August 13, 2009
The actual focus of the news is Clay signing with a new record label (Source: Clayonline.com August 10 2009 news), but for me, the exciting part is of course..
The first half of 2010 seems just a bit too far away, though. Why, that could be as long as year. I sure wish he would release a couple of singles in the interim, songs which needn’t necessarily make it onto the next album but which would be released to radio and promoted through TV appearances, and perhaps even a music video? I miss seeing him perform. But I don’t suppose that will be happening. It’s lucky that patience happens to be one of my few virtues.
I last visited the Singapore Science Centre decades ago, so it’d been on my mind to visit it again. Finally made it there a few days ago, and to be honest, found it a little worn round the edges. Must be quite a job maintaining so many exhibits especially over a busy National Day weekend, but still, it was surprising to find quite a few not working in each section.
The exhibits which used infra-red technology to detect your hands and other objects (in the i-Space section focusing on Info-comm technology) were the most fun and impressive for me. It was good fun to be able to move my hands in the air and get the computer to do things. it’s not as easy to manipulate the ‘cursor’ as what you see in the movies, but hey, it works. I also thought the fish pond which ripples when you move your hands over it was really pretty.
Another exhibit which has definite potential to be a crowd pleaser — a program which shows you what you look like at various ages. It would actually be worthwhile for the centre to scout round for a program which does an even better job than the current one, visitors will surely line up for that! Personally, I’d love for this to be part of a section dedicated to forensic science, which will, I think have mass appeal as well given the popularity of the CSI series.
All in all, the Science Centre was well worth the admission fee. I can imagine young kids enjoying the interactive exhibits, and being inspired by them. This is one place which deserves to be well-funded so that the best ideas and concepts are developed and implemented. A place which translates science into fun, interactive exhibits which inspire and teach — surely no price can be placed on the value of that.
I heard from my friend, Gregory, recently, and he reminded me that I hadn’t blogged in a long time! Haven’t been spending much time in front of the computer, that’s why. But, he sure called at the right time, because recently I visited a couple of places I definitely want to comment on. First off, the National Museum of Singapore (I’ll talk about the Science Centre in my next post).
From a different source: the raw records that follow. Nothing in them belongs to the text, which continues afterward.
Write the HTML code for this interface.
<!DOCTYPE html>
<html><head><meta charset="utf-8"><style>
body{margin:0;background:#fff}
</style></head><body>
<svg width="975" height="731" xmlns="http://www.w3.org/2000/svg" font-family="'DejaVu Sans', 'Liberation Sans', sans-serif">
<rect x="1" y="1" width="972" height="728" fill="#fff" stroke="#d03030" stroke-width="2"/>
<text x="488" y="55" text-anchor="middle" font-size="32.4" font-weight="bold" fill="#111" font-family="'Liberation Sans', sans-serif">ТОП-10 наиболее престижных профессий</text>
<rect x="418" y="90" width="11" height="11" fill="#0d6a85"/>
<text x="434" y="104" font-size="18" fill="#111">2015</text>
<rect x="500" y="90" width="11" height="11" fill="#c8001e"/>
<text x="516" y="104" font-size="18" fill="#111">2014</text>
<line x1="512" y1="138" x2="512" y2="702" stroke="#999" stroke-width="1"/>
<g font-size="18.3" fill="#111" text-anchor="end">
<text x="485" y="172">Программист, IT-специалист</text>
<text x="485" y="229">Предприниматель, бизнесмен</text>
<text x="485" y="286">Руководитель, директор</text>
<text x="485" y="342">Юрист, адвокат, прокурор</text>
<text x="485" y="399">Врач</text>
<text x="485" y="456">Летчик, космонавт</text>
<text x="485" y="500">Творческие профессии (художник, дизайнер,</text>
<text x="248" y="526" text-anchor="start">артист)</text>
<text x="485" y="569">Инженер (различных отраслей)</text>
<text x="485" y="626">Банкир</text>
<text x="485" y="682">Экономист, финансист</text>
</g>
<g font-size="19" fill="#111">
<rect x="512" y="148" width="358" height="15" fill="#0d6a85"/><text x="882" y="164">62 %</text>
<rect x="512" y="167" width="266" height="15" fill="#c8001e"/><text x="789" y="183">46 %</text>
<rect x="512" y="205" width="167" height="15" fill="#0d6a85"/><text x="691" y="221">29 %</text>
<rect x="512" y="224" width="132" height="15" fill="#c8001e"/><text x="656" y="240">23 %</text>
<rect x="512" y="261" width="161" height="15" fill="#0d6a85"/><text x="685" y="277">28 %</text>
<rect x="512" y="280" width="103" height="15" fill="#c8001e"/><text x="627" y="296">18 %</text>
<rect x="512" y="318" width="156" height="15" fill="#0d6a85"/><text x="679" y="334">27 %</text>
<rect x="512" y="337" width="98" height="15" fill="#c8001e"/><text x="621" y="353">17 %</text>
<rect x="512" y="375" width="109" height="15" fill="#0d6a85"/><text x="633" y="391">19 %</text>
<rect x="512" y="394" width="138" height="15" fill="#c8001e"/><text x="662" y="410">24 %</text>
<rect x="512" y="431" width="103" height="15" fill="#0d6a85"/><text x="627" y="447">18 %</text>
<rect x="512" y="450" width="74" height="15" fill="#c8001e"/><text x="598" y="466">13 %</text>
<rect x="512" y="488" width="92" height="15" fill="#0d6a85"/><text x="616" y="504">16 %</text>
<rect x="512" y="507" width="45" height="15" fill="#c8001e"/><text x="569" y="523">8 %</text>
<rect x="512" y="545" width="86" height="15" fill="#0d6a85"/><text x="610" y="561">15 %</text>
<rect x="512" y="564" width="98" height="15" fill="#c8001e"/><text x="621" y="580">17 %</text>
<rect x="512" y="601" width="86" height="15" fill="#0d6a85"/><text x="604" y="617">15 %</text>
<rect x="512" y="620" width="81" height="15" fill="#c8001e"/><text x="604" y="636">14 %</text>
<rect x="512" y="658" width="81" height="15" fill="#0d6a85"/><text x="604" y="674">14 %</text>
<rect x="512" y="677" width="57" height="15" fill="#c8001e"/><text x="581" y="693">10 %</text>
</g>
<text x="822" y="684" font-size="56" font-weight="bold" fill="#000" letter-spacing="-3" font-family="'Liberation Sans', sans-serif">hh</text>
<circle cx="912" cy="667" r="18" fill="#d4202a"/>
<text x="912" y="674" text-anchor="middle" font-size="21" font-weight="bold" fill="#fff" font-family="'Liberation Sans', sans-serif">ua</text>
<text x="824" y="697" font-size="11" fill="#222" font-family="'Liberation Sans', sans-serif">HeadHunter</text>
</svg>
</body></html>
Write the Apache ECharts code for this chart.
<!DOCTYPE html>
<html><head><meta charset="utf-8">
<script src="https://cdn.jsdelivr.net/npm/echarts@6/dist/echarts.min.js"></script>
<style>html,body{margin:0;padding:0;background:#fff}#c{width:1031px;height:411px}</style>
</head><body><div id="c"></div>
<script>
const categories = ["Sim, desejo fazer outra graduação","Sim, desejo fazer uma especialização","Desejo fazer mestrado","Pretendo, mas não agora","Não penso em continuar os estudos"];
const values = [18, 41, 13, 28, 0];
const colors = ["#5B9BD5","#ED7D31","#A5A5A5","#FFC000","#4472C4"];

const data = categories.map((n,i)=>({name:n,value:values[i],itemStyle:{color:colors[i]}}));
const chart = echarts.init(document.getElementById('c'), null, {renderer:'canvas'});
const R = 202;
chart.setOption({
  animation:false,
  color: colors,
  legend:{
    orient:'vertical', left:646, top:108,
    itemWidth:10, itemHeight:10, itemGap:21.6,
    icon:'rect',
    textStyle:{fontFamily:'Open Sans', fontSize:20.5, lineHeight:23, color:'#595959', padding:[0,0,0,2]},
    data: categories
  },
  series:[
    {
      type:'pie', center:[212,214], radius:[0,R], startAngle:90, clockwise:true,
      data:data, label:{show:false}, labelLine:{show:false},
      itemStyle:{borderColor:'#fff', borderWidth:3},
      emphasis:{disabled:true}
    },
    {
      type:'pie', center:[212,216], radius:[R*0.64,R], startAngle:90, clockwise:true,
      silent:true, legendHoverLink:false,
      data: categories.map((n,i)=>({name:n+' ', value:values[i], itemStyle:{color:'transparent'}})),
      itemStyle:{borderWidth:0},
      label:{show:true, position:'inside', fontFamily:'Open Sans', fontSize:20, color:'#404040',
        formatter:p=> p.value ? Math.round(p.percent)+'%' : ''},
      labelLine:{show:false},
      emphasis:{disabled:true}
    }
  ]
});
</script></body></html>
The museum didn’t impress me as much as I thought it would, which may have something to do with the fact that I was irritated by the “technology” they use to guide you through the Singapore History Gallery. Want a description of objects in the gallery? You HAVE to use a handheld “Companion” (audio cum text device). First, you key in the number you see next to the object, then wait for the description to come up on its screen. Want a desription of the next object? Repeat the process. Until they come up with better technology, they’d be better off just going low-tech and using labels.
What I thought really worked in the Gallery – the authentic voices of historical figures, and people’s memories of the past. I found the clips of Lee Kuan Yew’s speeches in the 1960s to be compelling.
And what sorta worked: the concept of an Event Path and a Personal Path. The presentation underlined the idea of history occurring on two levels – on the more macro level of nation-building and development, and on the level of the experience of ordinary people. However, the design which divided the exhibits into many little rooms made the paths a bit of a warren to navigate.
The Living Galleries were okay, I guess. Like I implied earlier, I was not in the best of moods after having to punch a million buttons at the History Gallery (okay, an exaggeration, but it sure felt like it!), so I wasn’t paying too much attention. I quite enjoyed the Movie gallery with its display of memorabilia. And the Photography gallery had lots of charming portraits. I particularly liked this one, which was almost ‘candid’:
My favourite display was in the Food gallery — the wall of bottles created to showcase local foods and spices was beautiful and definitely effective ( it would have been better, of course, if all the scent stations there worked).
The worst display: a woman’s pantsuit with the most horrid printed pattern; I didn’t read the description closely — I was that repelled by it — but I think it was supposed to represent woman’s fashion from the 1960s. Shudder! Surely they could have found something better.